I’m part of a team in Cloudant that’s been researching solutions for a secondary text index that would accompany the primary CouchDb layer. We are using https://github.com/AydinSakar/lucene-layer as a basis for this investigation. The aforementioned project uses two approaches to create a layer on top of FDB:
- Write lucene index file segments as binaries in K/V chunks
- Implement a new set of lucene codecs specifically to divide the segment data structures into K/V pairs and store them in FDB
We modified lucene’s nightly benchmark to find a baseline for approach 2. Note the tests are done locally on a development machine. The first attempt did not work because the benchmark keeps an Index Writer open for the duration of indexing. The lucene-layer codec uses one transaction per index writer and thus for the duration of the indexing. Inevitably, the benchmark hits the 5 second timeout limit per transaction. To get pass this bottleneck, we modified the code to execute db.run(…) for every postings list for every term. As expected, the performance was terrible since we’re doing bulk commits serially. Also was verified by running the java bindings performance tester.

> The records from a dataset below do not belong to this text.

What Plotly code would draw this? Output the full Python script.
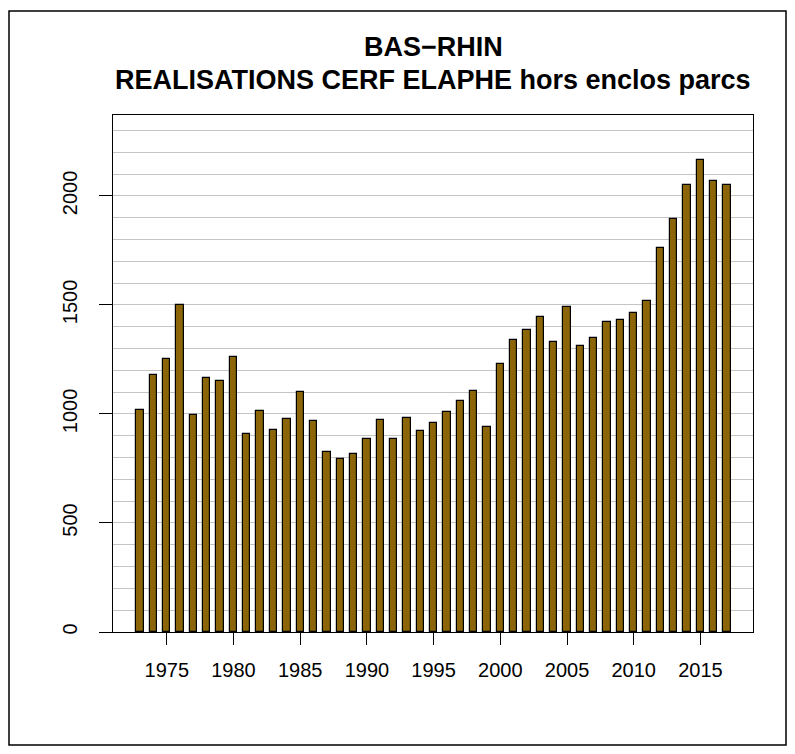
import plotly.graph_objects as go

years = list(range(1973, 2018))
realisations = [1018, 1177, 1254, 1499, 996, 1165, 1149, 1262, 910, 1015,
                927, 978, 1101, 967, 827, 794, 818, 883, 970, 883,
                983, 920, 959, 1010, 1060, 1104, 940, 1230, 1338, 1387,
                1445, 1330, 1491, 1311, 1349, 1421, 1432, 1465, 1519, 1763,
                1896, 2049, 2164, 2068, 2049]
x_ticks = [1975, 1980, 1985, 1990, 1995, 2000, 2005, 2010, 2015]
y_ticks = [0, 500, 1000, 1500, 2000]
title_line1 = "BAS−RHIN"
title_line2 = "REALISATIONS CERF ELAPHE hors enclos parcs"

# page body has an 8px margin: the figure sits at (8, 8) in the window
OFF = 8
W, H = 795 - 2 * OFF, 754 - 2 * OFF
# plot area in window pixels
L, R, T, B = 113, 753, 115, 632
pw, ph = R - L, B - T

def px(x):
    return (x - L) / pw

def py(y):
    return (B - y) / ph

fig = go.Figure()
fig.add_trace(go.Bar(
    x=years, y=realisations, width=0.55,
    marker=dict(color="#8B6508", line=dict(color="black", width=1.2)),
    showlegend=False,
))

font_family = "Liberation Sans, Arial, sans-serif"

fig.update_layout(
    width=W, height=H,
    margin=dict(l=L - OFF, r=(W + OFF) - R, t=T - OFF, b=(H + OFF) - B, pad=0),
    paper_bgcolor="white", plot_bgcolor="white",
    font=dict(family=font_family, color="black", size=20),
    xaxis=dict(
        range=[1970.97, 2018.94], tickmode="array", tickvals=x_ticks,
        ticktext=[str(v) for v in x_ticks], ticks="outside", ticklen=12,
        tickwidth=1.2, tickcolor="black", showgrid=False, zeroline=False,
        showline=True, linecolor="black", linewidth=1.2, mirror=True,
        tickfont=dict(size=20), ticklabelstandoff=8,
    ),
    yaxis=dict(
        range=[0, 2371], tickmode="array", tickvals=y_ticks,
        ticktext=[str(v) for v in y_ticks], ticks="outside", ticklen=13,
        tickwidth=1.2, tickcolor="black", tickangle=-90,
        showgrid=True, gridcolor="#c4c4c4", gridwidth=1.2,
        minor=dict(dtick=100, tick0=0, showgrid=True, gridcolor="#c4c4c4", gridwidth=1.2, ticks=""),
        zeroline=False, showline=True, linecolor="black", linewidth=1.2, mirror=True,
        tickfont=dict(size=20), ticklabelstandoff=14,
    ),
    bargap=0,
    annotations=[
        dict(text="<b>" + title_line1 + "</b>", x=px(433), y=py(47), xref="paper", yref="paper",
             xanchor="center", yanchor="middle", showarrow=False,
             font=dict(size=27, family=font_family, color="black")),
        dict(text="<b>" + title_line2 + "</b>", x=px(433), y=py(80), xref="paper", yref="paper",
             xanchor="center", yanchor="middle", showarrow=False,
             font=dict(size=27, family=font_family, color="black")),
    ],
    shapes=[
        dict(type="rect", xref="paper", yref="paper",
             x0=px(9), x1=px(786), y0=py(745), y1=py(11),
             line=dict(color="black", width=1.5), fillcolor="rgba(0,0,0,0)", layer="above"),
    ],
)

fig.write_html("out.html")
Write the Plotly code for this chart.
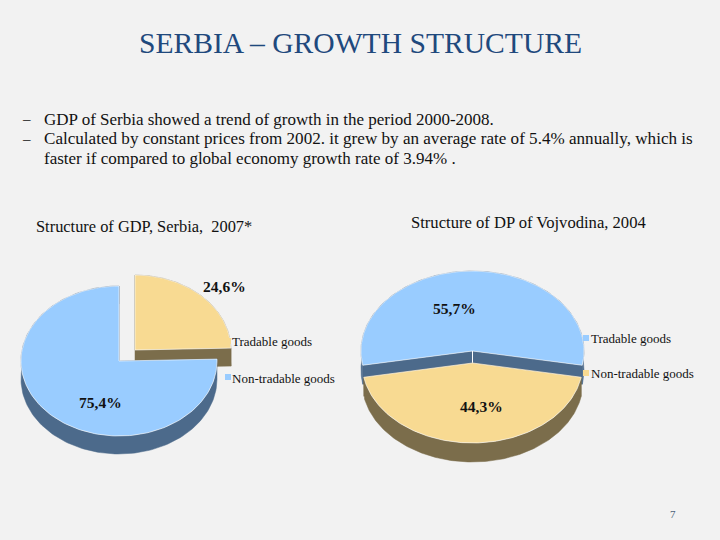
import numpy as np
import plotly.graph_objects as go

# ---- data ----
categories = ["Tradable goods", "Non-tradable goods"]
serbia_values = [24.6, 75.4]
vojvodina_values = [55.7, 44.3]
serbia_labels = ["24,6%", "75,4%"]
vojvodina_labels = ["55,7%", "44,3%"]
page_title = "SERBIA – GROWTH STRUCTURE"
body_lines = [
    "GDP of Serbia showed a trend of growth in the period 2000-2008.",
    "Calculated by constant prices from 2002. it grew by an average rate of 5.4% annually, which is",
    "faster if compared to global economy growth rate of 3.94% .",
]
chart_titles = ["Structure of GDP, Serbia,  2007*", "Structure of DP of Vojvodina, 2004"]

# ---- style ----
BG = "#f2f2f2"
BLUE, BLUE_D = "#99ccff", "#4c6a8b"
TAN, TAN_D = "#f8da92", "#7b6d4b"
FONT = "Liberation Serif"
INK = "#111111"

fig = go.Figure()


def arc(c, rx, ry, a0, a1, dy=0):
    t = np.radians(np.linspace(a0, a1, 160))
    return c[0] + rx * np.sin(t), c[1] - ry * np.cos(t) + dy


def wedge(name, value_start, value_end, rot, c, rx, ry, depth, fill, dark):
    a0, a1 = rot + value_start * 3.6, rot + value_end * 3.6
    ax, ay = arc(c, rx, ry, a0, a1)
    bx, by = arc(c, rx, ry, a0, a1, depth)
    # outer side ribbon
    fig.add_trace(go.Scatter(
        x=np.r_[ax, bx[::-1]], y=np.r_[ay, by[::-1]], mode="lines", fill="toself",
        fillcolor=dark, line=dict(color=dark, width=0.5), hoverinfo="skip", showlegend=False))
    # the two cut walls
    for i in (0, -1):
        fig.add_trace(go.Scatter(
            x=[c[0], ax[i], bx[i], c[0]], y=[c[1], ay[i], by[i], c[1] + depth], mode="lines",
            fill="toself", fillcolor=dark, line=dict(color=dark, width=0.5),
            hoverinfo="skip", showlegend=False))
    # top face
    fig.add_trace(go.Scatter(
        x=np.r_[c[0], ax, c[0]], y=np.r_[c[1], ay, c[1]], mode="lines", fill="toself",
        fillcolor=fill, line=dict(color="white", width=0.6), name=name,
        hoverinfo="name", showlegend=False))


def text(x, y, s, size, anchor="left", color=INK, bold=False):
    fig.add_annotation(x=x, y=y, text=f"<b>{s}</b>" if bold else s, showarrow=False,
                       xanchor=anchor, yanchor="middle", borderpad=0, borderwidth=0,
                       font=dict(family=FONT, size=size, color=color))


# Left pie: Tradable is exploded and lies behind
s = serbia_values
wedge(categories[0], 0, s[0], 0, (135, 350), 96, 75, 18, TAN, TAN_D)
wedge(categories[1], s[0], s[0] + s[1], 0, (119, 361), 98, 75, 18, BLUE, BLUE_D)

# Right pie: first slice centred on the top
v = vojvodina_values
rot = -v[0] * 3.6 / 2
wedge(categories[0], 0, v[0], rot, (472.5, 351), 111.5, 80, 19, BLUE, BLUE_D)
fig.add_trace(go.Scatter(x=[472.5, 472.5], y=[351, 370], mode="lines",
                         line=dict(color="white", width=1), hoverinfo="skip", showlegend=False))
wedge(categories[1], v[0], v[0] + v[1], rot, (472.5, 363), 110.5, 80, 19, TAN, TAN_D)

# Legend swatches
fig.add_trace(go.Scatter(x=[228, 228, 586, 586], y=[341, 377, 338, 373], mode="markers",
                         marker=dict(symbol="square", size=6,
                                     color=[TAN, BLUE, BLUE, TAN]),
                         hoverinfo="skip", showlegend=False))

# Texts
text(360, 43, page_title, 29.6, "center", "#1f497d")
text(22, 119, "–", 15)
text(22, 139, "–", 15)
text(44, 119, body_lines[0], 17)
text(44, 138.5, body_lines[1], 17.1)
text(44, 158, body_lines[2], 17)
text(36, 226, chart_titles[0], 16.4)
text(411, 222, chart_titles[1], 16.6)
text(224, 286, serbia_labels[0], 15.5, "center", bold=True)
text(100, 402, serbia_labels[1], 15.5, "center", bold=True)
text(454, 308, vojvodina_labels[0], 15.5, "center", bold=True)
text(481, 406, vojvodina_labels[1], 15.5, "center", bold=True)
text(232, 341, categories[0], 13)
text(232, 378, categories[1], 13)
text(591, 338, categories[0], 13)
text(591, 373, categories[1], 13)
text(673, 514, "7", 11, "center", "#4a5f78")

fig.update_layout(
    width=720, height=540, margin=dict(l=0, r=0, t=0, b=0),
    paper_bgcolor=BG, plot_bgcolor=BG, showlegend=False,
    xaxis=dict(range=[0, 720], visible=False, fixedrange=True),
    yaxis=dict(range=[540, 0], visible=False, fixedrange=True),
)
fig.write_html("out.html", config=dict(displayModeBar=False),
               post_script="document.body.style.margin='0';document.body.style.background='#f2f2f2';")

We ran the same benchmark using only binary chunks (Approach 1), and the results were 10 times faster, but still relatively slow compared to a normal lucene codec -> disk implementation.
The lucene-layer implementation has some issues that did not allow us to modify the chunk size, so we’re rewriting a bare bones for Approach 1 in an attempt to find an optimum transaction to chunk size. If our implementation is successful and we can see performance near lucene->disk times, then we’ll consider re-implementing the codec layer to further enhance performance.
My questions are:
During indexing, and from a fdb-java bindings perspective, we’re basically doing a massive bulk insert on scale. Reading through Best practices for bulk load mentions that “the client library is single-threaded.” My experimental changes from db.run(…) to db.asyncRun(…) had no performance gains so that supports the idea. Correct me if I’m wrong here, but I don’t think we can randomize the keys in this instance as we need to read the segment data sequentially. Can asyncRun can be used to perform index(bulk inserts) asynchronously?
The goal of the investigation is find whether a lucene on fdb solution is feasible. Does anyone see any theoretical and architectural limitations that we’re not accounting for?